>>
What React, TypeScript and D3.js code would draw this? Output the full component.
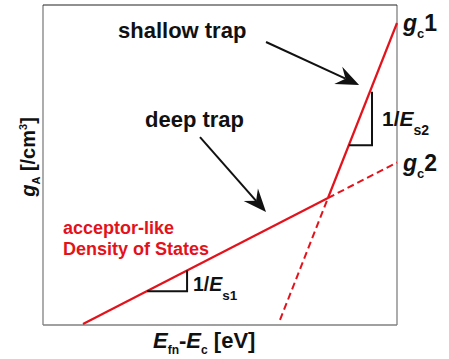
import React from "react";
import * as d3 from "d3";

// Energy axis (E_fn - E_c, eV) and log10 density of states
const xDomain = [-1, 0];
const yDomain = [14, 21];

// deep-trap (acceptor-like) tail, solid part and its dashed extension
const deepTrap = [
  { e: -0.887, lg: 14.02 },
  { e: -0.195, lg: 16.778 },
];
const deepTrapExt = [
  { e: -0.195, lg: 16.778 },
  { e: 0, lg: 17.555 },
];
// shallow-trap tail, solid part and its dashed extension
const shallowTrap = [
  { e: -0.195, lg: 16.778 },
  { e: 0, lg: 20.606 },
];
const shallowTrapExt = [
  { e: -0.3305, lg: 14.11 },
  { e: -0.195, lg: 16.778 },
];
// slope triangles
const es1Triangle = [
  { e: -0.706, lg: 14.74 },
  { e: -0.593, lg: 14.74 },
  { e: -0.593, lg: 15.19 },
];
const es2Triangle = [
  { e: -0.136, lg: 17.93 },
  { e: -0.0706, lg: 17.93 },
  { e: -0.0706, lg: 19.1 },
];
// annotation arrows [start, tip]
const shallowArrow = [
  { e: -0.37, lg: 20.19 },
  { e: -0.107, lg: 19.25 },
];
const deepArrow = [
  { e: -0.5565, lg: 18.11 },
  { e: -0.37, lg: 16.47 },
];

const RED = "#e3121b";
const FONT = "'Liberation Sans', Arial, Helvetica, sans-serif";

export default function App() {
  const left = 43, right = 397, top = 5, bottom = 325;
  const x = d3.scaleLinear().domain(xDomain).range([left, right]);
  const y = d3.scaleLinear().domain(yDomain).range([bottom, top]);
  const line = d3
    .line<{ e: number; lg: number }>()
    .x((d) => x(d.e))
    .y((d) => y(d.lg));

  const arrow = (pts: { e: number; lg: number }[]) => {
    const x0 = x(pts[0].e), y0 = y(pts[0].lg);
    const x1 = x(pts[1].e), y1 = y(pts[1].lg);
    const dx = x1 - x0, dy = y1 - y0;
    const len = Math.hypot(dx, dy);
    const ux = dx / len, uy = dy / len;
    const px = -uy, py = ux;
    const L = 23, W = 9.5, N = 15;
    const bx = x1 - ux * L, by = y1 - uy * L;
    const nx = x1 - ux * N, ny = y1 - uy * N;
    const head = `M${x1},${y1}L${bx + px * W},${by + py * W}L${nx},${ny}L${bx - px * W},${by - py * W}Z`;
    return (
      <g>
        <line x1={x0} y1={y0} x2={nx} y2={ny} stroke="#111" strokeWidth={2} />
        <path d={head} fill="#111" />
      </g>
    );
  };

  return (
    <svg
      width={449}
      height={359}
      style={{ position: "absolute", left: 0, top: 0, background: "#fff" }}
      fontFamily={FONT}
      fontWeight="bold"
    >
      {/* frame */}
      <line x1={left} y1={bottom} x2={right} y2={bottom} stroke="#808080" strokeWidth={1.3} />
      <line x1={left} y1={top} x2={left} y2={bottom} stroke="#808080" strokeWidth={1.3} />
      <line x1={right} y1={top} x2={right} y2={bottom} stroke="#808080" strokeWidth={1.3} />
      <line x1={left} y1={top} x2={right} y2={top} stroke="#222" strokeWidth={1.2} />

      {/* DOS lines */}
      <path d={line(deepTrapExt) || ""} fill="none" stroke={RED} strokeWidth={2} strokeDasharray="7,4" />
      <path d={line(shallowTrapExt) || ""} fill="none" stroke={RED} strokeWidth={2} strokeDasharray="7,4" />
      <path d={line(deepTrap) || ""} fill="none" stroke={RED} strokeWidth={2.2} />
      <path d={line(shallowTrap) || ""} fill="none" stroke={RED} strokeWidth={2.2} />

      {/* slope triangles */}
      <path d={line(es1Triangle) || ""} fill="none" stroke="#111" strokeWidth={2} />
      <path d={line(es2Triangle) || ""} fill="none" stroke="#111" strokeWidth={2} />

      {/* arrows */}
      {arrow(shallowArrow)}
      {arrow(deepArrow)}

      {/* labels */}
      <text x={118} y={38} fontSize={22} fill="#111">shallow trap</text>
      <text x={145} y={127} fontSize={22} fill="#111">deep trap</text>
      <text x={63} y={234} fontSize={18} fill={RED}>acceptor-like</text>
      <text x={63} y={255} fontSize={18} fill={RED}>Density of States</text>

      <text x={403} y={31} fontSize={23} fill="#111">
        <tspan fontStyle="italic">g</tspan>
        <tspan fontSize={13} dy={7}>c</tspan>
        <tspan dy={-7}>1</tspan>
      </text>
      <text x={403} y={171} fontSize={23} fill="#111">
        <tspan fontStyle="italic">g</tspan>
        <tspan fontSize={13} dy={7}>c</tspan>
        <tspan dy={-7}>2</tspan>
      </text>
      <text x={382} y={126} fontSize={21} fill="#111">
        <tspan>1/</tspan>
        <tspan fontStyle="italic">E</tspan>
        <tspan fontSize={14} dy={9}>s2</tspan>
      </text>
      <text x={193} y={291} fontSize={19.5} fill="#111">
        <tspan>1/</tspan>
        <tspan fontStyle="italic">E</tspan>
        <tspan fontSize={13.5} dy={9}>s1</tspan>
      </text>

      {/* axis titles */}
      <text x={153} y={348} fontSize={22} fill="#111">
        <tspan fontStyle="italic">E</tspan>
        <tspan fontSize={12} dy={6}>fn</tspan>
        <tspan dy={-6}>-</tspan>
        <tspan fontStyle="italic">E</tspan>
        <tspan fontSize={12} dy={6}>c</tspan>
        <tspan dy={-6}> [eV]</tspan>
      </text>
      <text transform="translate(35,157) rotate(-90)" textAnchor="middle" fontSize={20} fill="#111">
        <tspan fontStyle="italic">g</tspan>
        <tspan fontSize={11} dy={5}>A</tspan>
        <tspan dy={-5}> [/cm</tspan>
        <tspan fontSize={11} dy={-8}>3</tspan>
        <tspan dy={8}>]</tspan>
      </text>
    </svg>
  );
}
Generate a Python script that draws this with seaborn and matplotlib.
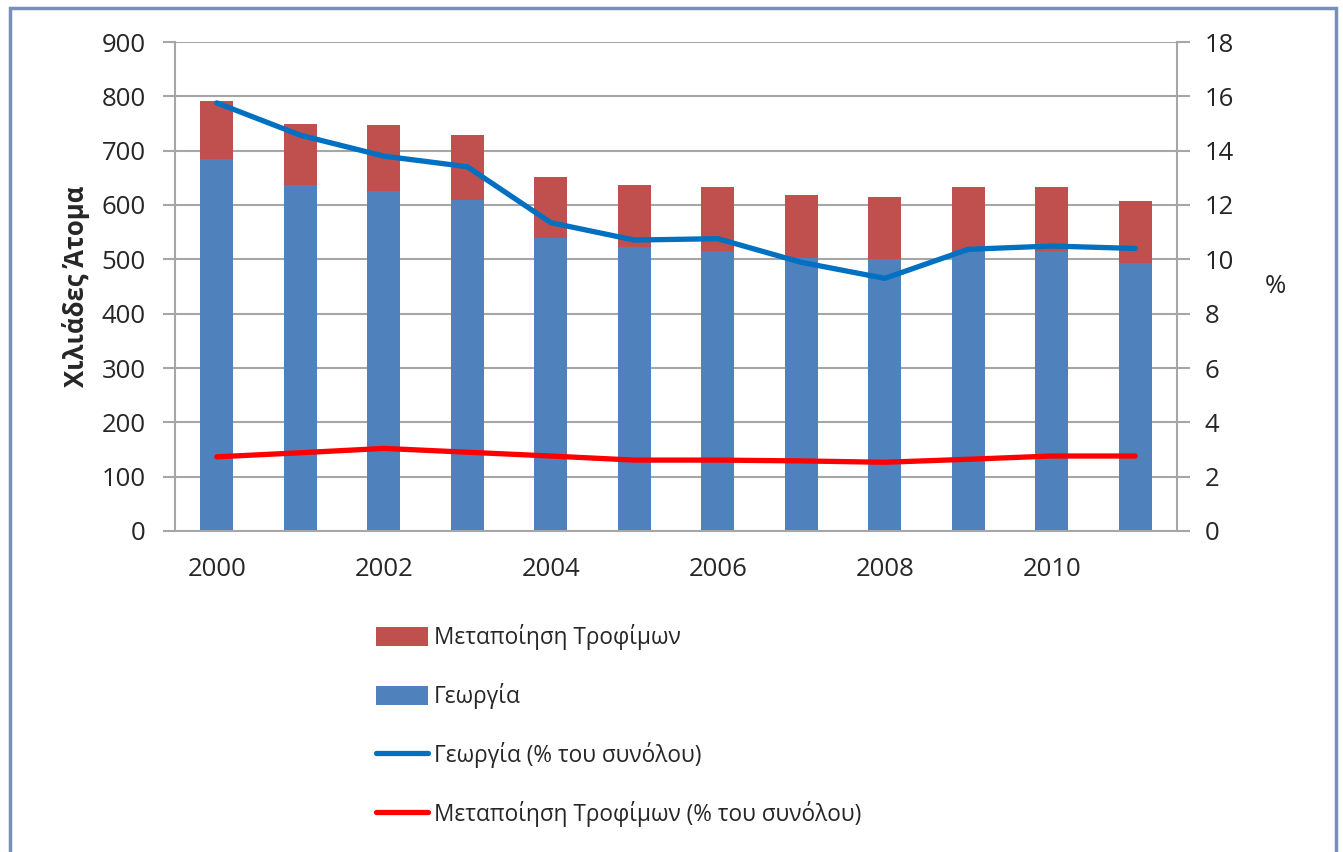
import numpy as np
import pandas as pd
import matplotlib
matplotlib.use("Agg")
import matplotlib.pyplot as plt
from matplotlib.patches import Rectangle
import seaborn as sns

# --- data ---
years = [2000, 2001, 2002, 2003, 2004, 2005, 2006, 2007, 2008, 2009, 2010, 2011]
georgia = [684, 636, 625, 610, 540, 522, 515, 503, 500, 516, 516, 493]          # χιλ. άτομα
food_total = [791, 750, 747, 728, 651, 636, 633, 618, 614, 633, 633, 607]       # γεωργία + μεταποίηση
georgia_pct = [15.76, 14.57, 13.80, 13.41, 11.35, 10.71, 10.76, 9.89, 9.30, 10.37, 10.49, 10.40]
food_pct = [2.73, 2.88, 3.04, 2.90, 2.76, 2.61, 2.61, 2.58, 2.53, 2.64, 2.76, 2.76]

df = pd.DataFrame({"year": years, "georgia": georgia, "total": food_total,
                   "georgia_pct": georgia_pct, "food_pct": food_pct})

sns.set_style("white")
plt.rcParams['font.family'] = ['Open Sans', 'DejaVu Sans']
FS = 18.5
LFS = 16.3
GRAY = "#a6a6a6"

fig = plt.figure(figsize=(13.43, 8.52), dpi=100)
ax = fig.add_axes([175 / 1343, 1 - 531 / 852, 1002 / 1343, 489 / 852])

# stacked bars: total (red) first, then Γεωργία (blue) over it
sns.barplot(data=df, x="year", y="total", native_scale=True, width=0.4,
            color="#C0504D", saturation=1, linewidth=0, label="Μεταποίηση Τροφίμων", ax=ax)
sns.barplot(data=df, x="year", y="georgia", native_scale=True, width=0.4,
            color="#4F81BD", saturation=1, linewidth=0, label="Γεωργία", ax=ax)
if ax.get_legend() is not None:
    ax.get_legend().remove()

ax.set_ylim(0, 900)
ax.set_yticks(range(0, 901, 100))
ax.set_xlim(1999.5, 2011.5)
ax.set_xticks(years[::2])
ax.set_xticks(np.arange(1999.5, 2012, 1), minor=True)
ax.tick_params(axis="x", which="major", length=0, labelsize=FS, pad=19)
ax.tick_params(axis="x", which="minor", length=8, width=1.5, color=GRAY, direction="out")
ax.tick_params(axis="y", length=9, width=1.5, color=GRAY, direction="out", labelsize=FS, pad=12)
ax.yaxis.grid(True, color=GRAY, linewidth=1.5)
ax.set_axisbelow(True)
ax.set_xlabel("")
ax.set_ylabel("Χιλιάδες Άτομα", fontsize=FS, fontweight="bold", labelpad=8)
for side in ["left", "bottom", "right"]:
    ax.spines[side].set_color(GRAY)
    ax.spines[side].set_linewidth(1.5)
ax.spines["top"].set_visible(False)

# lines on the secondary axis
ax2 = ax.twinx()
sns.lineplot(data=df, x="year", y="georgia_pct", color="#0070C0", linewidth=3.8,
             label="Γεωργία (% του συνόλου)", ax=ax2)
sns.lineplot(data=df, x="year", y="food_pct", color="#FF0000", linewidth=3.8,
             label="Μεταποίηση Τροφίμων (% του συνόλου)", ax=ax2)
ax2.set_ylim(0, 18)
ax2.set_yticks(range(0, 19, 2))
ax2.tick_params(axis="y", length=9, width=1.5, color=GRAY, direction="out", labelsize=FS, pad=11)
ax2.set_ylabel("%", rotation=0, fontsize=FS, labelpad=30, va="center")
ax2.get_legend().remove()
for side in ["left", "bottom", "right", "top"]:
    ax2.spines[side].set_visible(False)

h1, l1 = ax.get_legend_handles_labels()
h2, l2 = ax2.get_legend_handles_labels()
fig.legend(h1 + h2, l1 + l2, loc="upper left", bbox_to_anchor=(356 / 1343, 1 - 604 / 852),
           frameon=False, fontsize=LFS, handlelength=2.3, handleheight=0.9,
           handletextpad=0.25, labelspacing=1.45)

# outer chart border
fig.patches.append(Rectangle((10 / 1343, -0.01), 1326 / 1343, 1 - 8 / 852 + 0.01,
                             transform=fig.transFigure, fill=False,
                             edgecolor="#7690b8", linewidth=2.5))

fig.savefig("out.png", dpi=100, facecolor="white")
<<
## [The problem]
Copy out exactly the material that runs from the line with "Generate a Python" to the line with "import seaborn as sns", ends included, and leave the pictures behind.

## [The completed task]
Generate a Python script that draws this with seaborn and matplotlib.
import numpy as np
import pandas as pd
import matplotlib
matplotlib.use("Agg")
import matplotlib.pyplot as plt
from matplotlib.patches import Rectangle
import seaborn as sns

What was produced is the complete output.